Written problem: Without the pictures, write out all the lines below exactly as they appear.

Supplied information:
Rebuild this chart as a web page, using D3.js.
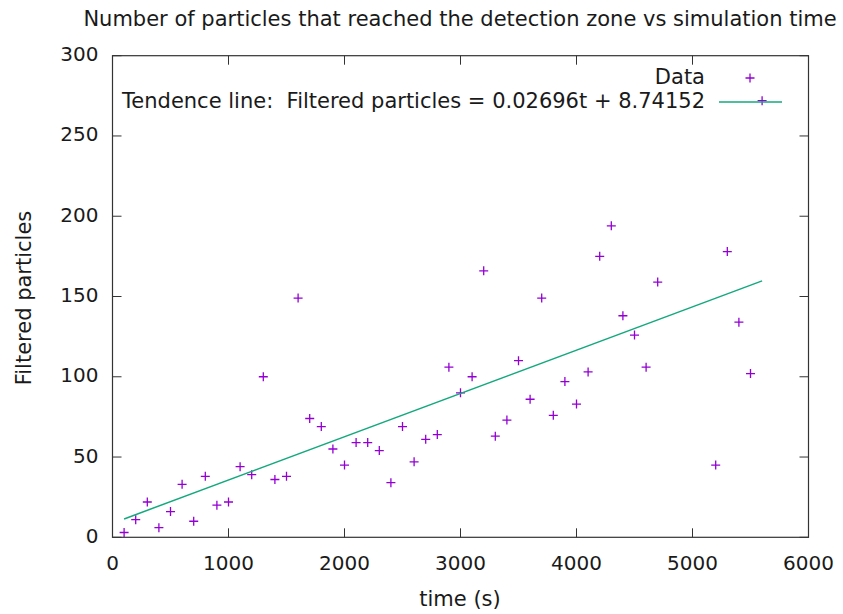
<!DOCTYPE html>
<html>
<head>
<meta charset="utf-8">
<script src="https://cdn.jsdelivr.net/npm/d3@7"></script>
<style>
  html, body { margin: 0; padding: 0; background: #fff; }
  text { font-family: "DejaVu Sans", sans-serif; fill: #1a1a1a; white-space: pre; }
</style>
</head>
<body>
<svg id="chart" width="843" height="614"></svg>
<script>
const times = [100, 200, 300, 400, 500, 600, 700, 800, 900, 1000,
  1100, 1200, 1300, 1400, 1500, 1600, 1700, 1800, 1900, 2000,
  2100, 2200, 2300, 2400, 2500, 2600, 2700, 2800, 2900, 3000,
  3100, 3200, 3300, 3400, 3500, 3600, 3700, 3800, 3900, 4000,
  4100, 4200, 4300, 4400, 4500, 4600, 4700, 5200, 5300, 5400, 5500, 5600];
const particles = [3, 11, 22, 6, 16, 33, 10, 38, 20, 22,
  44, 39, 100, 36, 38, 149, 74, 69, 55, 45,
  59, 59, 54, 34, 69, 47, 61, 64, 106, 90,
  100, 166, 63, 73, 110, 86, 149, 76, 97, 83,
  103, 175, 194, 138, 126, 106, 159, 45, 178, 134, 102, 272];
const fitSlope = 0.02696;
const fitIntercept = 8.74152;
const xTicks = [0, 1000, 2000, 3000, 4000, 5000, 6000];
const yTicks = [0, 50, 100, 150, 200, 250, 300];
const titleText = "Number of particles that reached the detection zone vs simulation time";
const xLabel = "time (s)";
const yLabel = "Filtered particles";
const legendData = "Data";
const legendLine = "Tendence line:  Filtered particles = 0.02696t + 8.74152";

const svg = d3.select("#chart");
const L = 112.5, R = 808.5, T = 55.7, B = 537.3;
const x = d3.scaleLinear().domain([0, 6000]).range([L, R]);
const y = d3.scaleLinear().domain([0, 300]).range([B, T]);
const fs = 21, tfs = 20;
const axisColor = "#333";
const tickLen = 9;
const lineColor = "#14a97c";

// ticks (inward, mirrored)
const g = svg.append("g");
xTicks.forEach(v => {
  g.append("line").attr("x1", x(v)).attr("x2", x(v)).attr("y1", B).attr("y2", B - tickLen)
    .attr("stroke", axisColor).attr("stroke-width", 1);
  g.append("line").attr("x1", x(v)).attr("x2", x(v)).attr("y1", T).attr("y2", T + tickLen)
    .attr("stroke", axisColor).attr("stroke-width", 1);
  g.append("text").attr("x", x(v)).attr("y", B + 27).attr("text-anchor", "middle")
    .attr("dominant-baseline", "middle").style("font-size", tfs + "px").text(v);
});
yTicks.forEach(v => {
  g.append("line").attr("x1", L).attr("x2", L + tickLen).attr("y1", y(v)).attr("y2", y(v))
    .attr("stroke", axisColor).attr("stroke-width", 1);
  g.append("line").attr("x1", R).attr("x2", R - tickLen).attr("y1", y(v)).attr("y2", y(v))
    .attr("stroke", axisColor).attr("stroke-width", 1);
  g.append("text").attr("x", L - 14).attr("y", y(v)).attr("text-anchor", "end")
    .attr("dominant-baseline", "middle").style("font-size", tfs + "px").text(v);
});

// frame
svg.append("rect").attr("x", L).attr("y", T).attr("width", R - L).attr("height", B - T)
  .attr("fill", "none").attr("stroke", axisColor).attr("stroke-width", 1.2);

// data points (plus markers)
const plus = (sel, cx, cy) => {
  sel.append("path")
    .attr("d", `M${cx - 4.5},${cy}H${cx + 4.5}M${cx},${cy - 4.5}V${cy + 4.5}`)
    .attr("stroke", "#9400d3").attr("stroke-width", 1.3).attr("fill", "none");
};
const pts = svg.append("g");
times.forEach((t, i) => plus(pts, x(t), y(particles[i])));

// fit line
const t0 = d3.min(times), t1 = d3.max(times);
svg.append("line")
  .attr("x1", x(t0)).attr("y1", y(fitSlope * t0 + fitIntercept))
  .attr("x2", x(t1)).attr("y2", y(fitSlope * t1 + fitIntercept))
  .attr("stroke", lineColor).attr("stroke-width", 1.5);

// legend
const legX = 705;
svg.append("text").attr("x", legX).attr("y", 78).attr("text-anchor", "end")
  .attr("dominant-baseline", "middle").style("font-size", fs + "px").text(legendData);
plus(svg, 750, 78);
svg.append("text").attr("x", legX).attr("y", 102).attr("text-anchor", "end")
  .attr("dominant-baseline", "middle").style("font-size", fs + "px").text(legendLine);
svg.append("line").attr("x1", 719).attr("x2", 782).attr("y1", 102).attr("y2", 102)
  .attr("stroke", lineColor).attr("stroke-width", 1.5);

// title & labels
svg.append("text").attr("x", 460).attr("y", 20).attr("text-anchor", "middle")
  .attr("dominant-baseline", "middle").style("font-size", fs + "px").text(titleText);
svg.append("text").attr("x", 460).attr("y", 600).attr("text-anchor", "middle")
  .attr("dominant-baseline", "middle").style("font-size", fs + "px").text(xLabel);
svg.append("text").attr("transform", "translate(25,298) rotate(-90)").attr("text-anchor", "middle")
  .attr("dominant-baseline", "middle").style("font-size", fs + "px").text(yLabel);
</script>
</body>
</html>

Written answer:
Rebuild this chart as a web page, using D3.js.
<!DOCTYPE html>
<html>
<head>
<meta charset="utf-8">
<script src="https://cdn.jsdelivr.net/npm/d3@7"></script>
<style>
  html, body { margin: 0; padding: 0; background: #fff; }
  text { font-family: "DejaVu Sans", sans-serif; fill: #1a1a1a; white-space: pre; }
</style>
</head>
<body>
<svg id="chart" width="843" height="614"></svg>
<script>
const times = [100, 200, 300, 400, 500, 600, 700, 800, 900, 1000,
  1100, 1200, 1300, 1400, 1500, 1600, 1700, 1800, 1900, 2000,
  2100, 2200, 2300, 2400, 2500, 2600, 2700, 2800, 2900, 3000,
  3100, 3200, 3300, 3400, 3500, 3600, 3700, 3800, 3900, 4000,
  4100, 4200, 4300, 4400, 4500, 4600, 4700, 5200, 5300, 5400, 5500, 5600];
const particles = [3, 11, 22, 6, 16, 33, 10, 38, 20, 22,
  44, 39, 100, 36, 38, 149, 74, 69, 55, 45,
  59, 59, 54, 34, 69, 47, 61, 64, 106, 90,
  100, 166, 63, 73, 110, 86, 149, 76, 97, 83,
  103, 175, 194, 138, 126, 106, 159, 45, 178, 134, 102, 272];
const fitSlope = 0.02696;
const fitIntercept = 8.74152;
const xTicks = [0, 1000, 2000, 3000, 4000, 5000, 6000];
const yTicks = [0, 50, 100, 150, 200, 250, 300];
const titleText = "Number of particles that reached the detection zone vs simulation time";
const xLabel = "time (s)";
const yLabel = "Filtered particles";
const legendData = "Data";
const legendLine = "Tendence line:  Filtered particles = 0.02696t + 8.74152";

const svg = d3.select("#chart");
const L = 112.5, R = 808.5, T = 55.7, B = 537.3;
const x = d3.scaleLinear().domain([0, 6000]).range([L, R]);
const y = d3.scaleLinear().domain([0, 300]).range([B, T]);
const fs = 21, tfs = 20;
const axisColor = "#333";
const tickLen = 9;
const lineColor = "#14a97c";

// ticks (inward, mirrored)
const g = svg.append("g");
xTicks.forEach(v => {
  g.append("line").attr("x1", x(v)).attr("x2", x(v)).attr("y1", B).attr("y2", B - tickLen)
    .attr("stroke", axisColor).attr("stroke-width", 1);
  g.append("line").attr("x1", x(v)).attr("x2", x(v)).attr("y1", T).attr("y2", T + tickLen)
    .attr("stroke", axisColor).attr("stroke-width", 1);
  g.append("text").attr("x", x(v)).attr("y", B + 27).attr("text-anchor", "middle")
    .attr("dominant-baseline", "middle").style("font-size", tfs + "px").text(v);
});
yTicks.forEach(v => {
  g.append("line").attr("x1", L).attr("x2", L + tickLen).attr("y1", y(v)).attr("y2", y(v))
    .attr("stroke", axisColor).attr("stroke-width", 1);
  g.append("line").attr("x1", R).attr("x2", R - tickLen).attr("y1", y(v)).attr("y2", y(v))
    .attr("stroke", axisColor).attr("stroke-width", 1);
  g.append("text").attr("x", L - 14).attr("y", y(v)).attr("text-anchor", "end")
    .attr("dominant-baseline", "middle").style("font-size", tfs + "px").text(v);
});

// frame
svg.append("rect").attr("x", L).attr("y", T).attr("width", R - L).attr("height", B - T)
  .attr("fill", "none").attr("stroke", axisColor).attr("stroke-width", 1.2);

// data points (plus markers)
const plus = (sel, cx, cy) => {
  sel.append("path")
    .attr("d", `M${cx - 4.5},${cy}H${cx + 4.5}M${cx},${cy - 4.5}V${cy + 4.5}`)
    .attr("stroke", "#9400d3").attr("stroke-width", 1.3).attr("fill", "none");
};
const pts = svg.append("g");
times.forEach((t, i) => plus(pts, x(t), y(particles[i])));

// fit line
const t0 = d3.min(times), t1 = d3.max(times);
svg.append("line")
  .attr("x1", x(t0)).attr("y1", y(fitSlope * t0 + fitIntercept))
  .attr("x2", x(t1)).attr("y2", y(fitSlope * t1 + fitIntercept))
  .attr("stroke", lineColor).attr("stroke-width", 1.5);

// legend
const legX = 705;
svg.append("text").attr("x", legX).attr("y", 78).attr("text-anchor", "end")
  .attr("dominant-baseline", "middle").style("font-size", fs + "px").text(legendData);
plus(svg, 750, 78);
svg.append("text").attr("x", legX).attr("y", 102).attr("text-anchor", "end")
  .attr("dominant-baseline", "middle").style("font-size", fs + "px").text(legendLine);
svg.append("line").attr("x1", 719).attr("x2", 782).attr("y1", 102).attr("y2", 102)
  .attr("stroke", lineColor).attr("stroke-width", 1.5);

// title & labels
svg.append("text").attr("x", 460).attr("y", 20).attr("text-anchor", "middle")
  .attr("dominant-baseline", "middle").style("font-size", fs + "px").text(titleText);
svg.append("text").attr("x", 460).attr("y", 600).attr("text-anchor", "middle")
  .attr("dominant-baseline", "middle").style("font-size", fs + "px").text(xLabel);
svg.append("text").attr("transform", "translate(25,298) rotate(-90)").attr("text-anchor", "middle")
  .attr("dominant-baseline", "middle").style("font-size", fs + "px").text(yLabel);
</script>
</body>
</html>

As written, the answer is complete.